From the entries that follow, pick out all lines holding "page".

:: Task material ::

------------------------------------------------------------------------

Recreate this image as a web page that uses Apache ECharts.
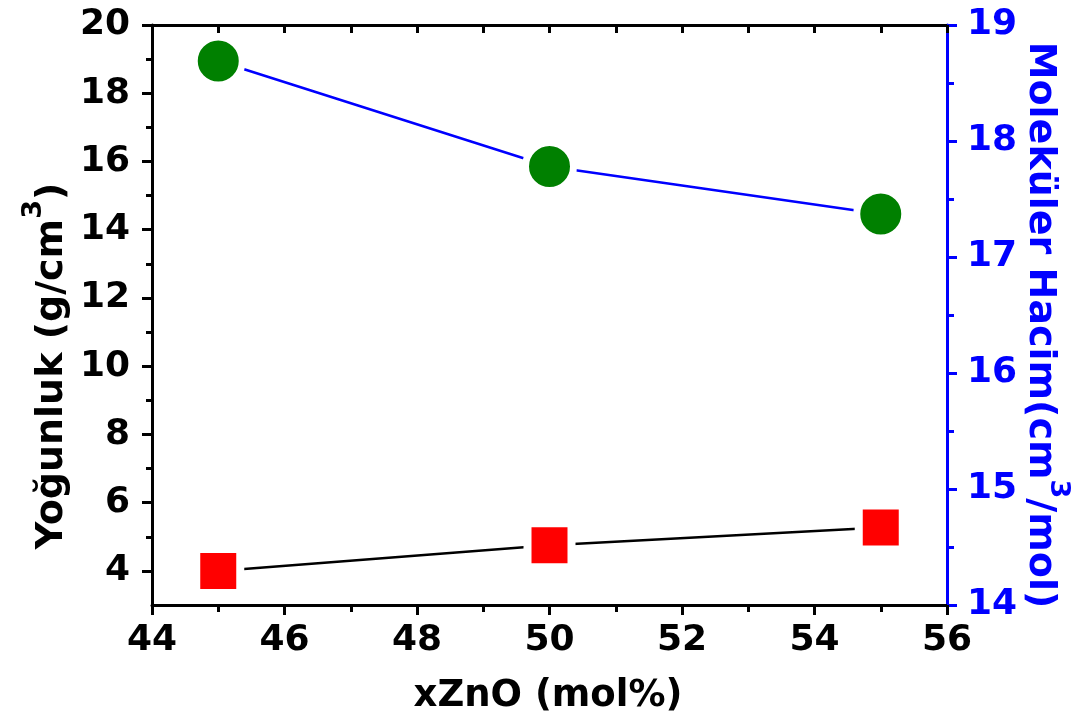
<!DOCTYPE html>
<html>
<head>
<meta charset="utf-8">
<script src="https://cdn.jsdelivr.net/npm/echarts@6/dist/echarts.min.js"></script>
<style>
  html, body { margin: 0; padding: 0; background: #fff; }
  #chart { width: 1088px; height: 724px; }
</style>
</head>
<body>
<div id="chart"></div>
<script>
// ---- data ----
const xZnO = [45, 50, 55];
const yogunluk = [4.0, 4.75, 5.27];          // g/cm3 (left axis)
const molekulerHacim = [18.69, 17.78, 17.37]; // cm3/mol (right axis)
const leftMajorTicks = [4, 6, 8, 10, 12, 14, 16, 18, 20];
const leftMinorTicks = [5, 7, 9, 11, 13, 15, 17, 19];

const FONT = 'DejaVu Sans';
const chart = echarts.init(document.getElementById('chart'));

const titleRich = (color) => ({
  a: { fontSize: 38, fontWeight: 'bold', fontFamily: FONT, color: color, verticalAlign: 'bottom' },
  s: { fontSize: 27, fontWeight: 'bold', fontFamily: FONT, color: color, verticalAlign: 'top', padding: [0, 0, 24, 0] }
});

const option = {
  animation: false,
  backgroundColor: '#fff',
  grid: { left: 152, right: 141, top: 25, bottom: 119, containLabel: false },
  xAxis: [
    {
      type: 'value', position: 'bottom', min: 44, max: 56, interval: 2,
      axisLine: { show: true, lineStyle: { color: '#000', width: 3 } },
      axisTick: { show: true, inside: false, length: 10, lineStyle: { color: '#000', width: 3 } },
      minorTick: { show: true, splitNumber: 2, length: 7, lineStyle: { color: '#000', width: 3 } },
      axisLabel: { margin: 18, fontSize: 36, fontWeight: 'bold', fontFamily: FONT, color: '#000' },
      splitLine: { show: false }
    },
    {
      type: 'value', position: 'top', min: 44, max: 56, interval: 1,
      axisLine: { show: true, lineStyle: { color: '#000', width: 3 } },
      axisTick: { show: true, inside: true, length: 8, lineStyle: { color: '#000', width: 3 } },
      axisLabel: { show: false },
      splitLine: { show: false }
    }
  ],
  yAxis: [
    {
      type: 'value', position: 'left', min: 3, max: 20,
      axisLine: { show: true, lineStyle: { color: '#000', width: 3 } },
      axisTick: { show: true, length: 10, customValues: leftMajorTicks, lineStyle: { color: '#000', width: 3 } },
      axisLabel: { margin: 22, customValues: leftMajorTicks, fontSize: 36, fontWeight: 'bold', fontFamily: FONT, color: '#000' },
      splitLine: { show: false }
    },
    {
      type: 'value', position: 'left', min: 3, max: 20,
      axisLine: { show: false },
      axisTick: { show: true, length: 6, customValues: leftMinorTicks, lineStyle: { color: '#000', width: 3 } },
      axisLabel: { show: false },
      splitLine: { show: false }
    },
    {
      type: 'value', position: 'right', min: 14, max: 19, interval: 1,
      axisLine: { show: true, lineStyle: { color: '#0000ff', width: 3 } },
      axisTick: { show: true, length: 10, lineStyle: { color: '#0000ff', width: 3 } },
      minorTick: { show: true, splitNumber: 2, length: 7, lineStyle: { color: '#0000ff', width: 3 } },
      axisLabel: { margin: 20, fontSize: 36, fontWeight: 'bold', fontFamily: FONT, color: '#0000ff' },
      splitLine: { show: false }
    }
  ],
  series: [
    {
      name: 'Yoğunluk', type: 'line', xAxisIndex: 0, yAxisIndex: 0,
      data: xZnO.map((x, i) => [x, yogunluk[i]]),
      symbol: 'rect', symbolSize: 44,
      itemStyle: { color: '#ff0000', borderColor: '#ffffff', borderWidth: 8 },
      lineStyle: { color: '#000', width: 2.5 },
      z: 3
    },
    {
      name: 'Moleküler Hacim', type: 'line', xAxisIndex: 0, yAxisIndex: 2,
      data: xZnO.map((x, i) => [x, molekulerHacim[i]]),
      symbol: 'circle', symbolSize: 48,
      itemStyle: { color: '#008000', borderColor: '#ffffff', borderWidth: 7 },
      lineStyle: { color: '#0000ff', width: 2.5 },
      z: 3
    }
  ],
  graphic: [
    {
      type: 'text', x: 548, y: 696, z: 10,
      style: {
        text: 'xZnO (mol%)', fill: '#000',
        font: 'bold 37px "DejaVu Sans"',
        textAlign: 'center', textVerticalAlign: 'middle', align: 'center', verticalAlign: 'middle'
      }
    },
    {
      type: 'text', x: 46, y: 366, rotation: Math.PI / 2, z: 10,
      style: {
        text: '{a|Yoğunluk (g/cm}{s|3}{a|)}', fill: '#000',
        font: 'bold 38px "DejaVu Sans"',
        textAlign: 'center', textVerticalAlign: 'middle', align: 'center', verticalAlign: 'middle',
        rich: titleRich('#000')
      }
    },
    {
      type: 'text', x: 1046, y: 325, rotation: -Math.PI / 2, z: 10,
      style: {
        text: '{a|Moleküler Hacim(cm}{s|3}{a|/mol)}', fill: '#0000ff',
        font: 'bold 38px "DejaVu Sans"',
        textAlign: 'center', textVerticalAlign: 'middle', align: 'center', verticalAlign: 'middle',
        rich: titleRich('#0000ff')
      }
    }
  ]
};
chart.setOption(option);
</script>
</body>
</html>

------------------------------------------------------------------------

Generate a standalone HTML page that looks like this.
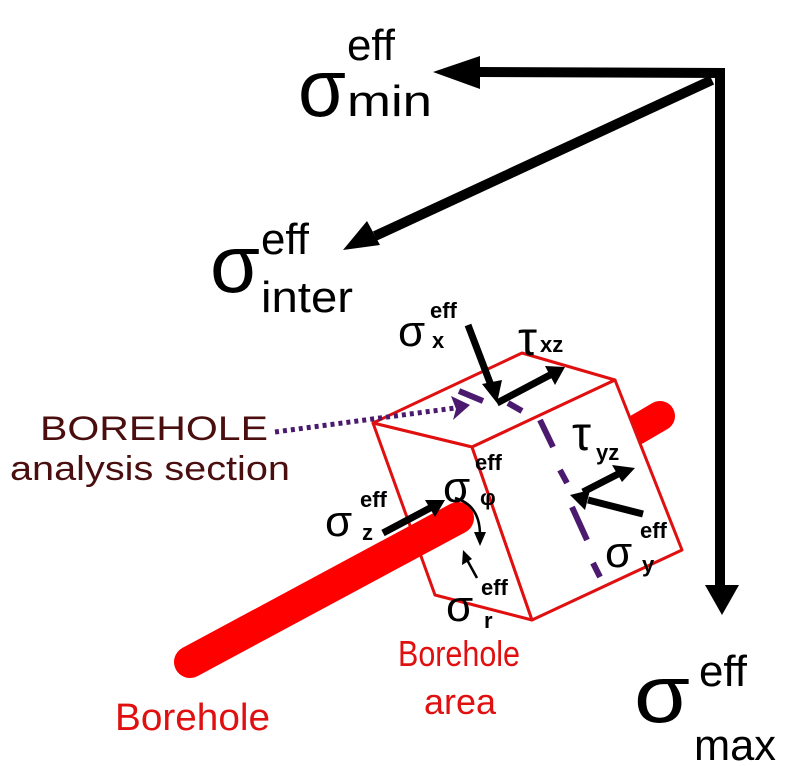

------------------------------------------------------------------------

:: Answer in full ::
Recreate this image as a web page that uses Apache ECharts.
Generate a standalone HTML page that looks like this.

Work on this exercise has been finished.